We all chose one at random, discussed briefly our feelings towards our word, what it means for us, and then carried it with us for the day.
I selected attentiveness. Having this word at the front of my mind had the effect of pulling me towards others, asking questions when I might not otherwise, stopping and listening where I might have continued otherwise; a sense of movement towards others, towards the art, enabling me to be present.
We will discuss our experiences with our words at our next meeting.
At the gallery, I asked everyone to write a brief-but-vivid account, that would allow them to re-enter a moment at a later date, in line with the discipline of noticing.
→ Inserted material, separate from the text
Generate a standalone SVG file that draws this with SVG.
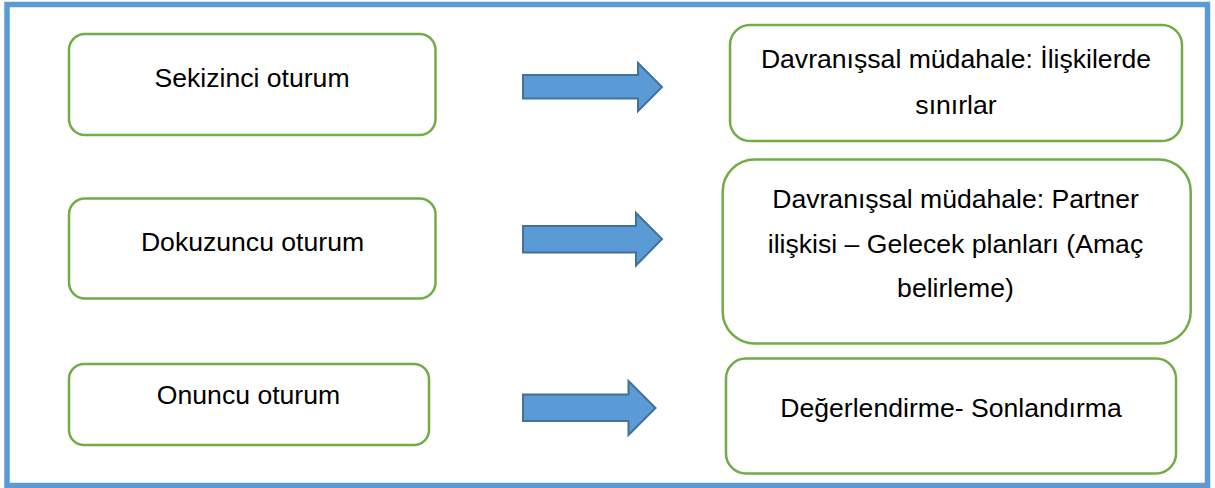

We met afterwards, and discussed our pieces of writing.
I intentionally sat with a piece I did not particularly 'like', in view of attempting to move beyond feelings of like and dislike, beyond attraction and repulsion. This is my account of a piece that was reasonably repulsive.
10 screens, in colour, various sizes, and depth. Synchronised and then unsynchronised, of joints, a sense of age. The condition of the skin, old video footage, (in)elasticity. Joints flexing in repetition - ankle, knee, elbow, wrist - skin bunching and stretching over joints.
The sound of cars and voices, in parks, cars, being in the street, the sun is glinting off arms and legs, the sunlight reflecting and through hairs.
My eyes flicker across the screens attracted by synchronicity of the whole, behaviours of flexing limbs. I focus on one at the expense of the others.
My desire is to draw away, as I attempt to remain present.
After reading our descriptions, we read this excerpt from John Berger's Ways of Seeing:
Seeing comes before words. The child looks and recognizes before it can speak.
But there is also another sense in which seeing comes before words. It is seeing which establishes our place in the surrounding world; we explain that world with words, but words can never undo the fact that we are surrounded by it. The relation between what we see and what we know is never settled.
Yet this seeing which comes before words, and can never be quite covered by them, is not a question of mechanically reacting to stimuli. We only see what we look at. To look is an act of choice. As a result of this act, what we see is brought within our reach - though not necessarily within arm’s reach. To touch something is to situate oneself in relation to it.
We never look at just one thing; we are always looking at the relation between things and ourselves. Our vision is continually active, continually moving, continually holding things in a circle around itself, constituting what is present to us as we are.
Soon after we can see, we are aware that we can also be seen. The eye of the other combines with our own eye to make it fully credible that we are part of the visible world.
We ran out of time, but will discuss at a later meeting.
An interesting day. Reflections to come.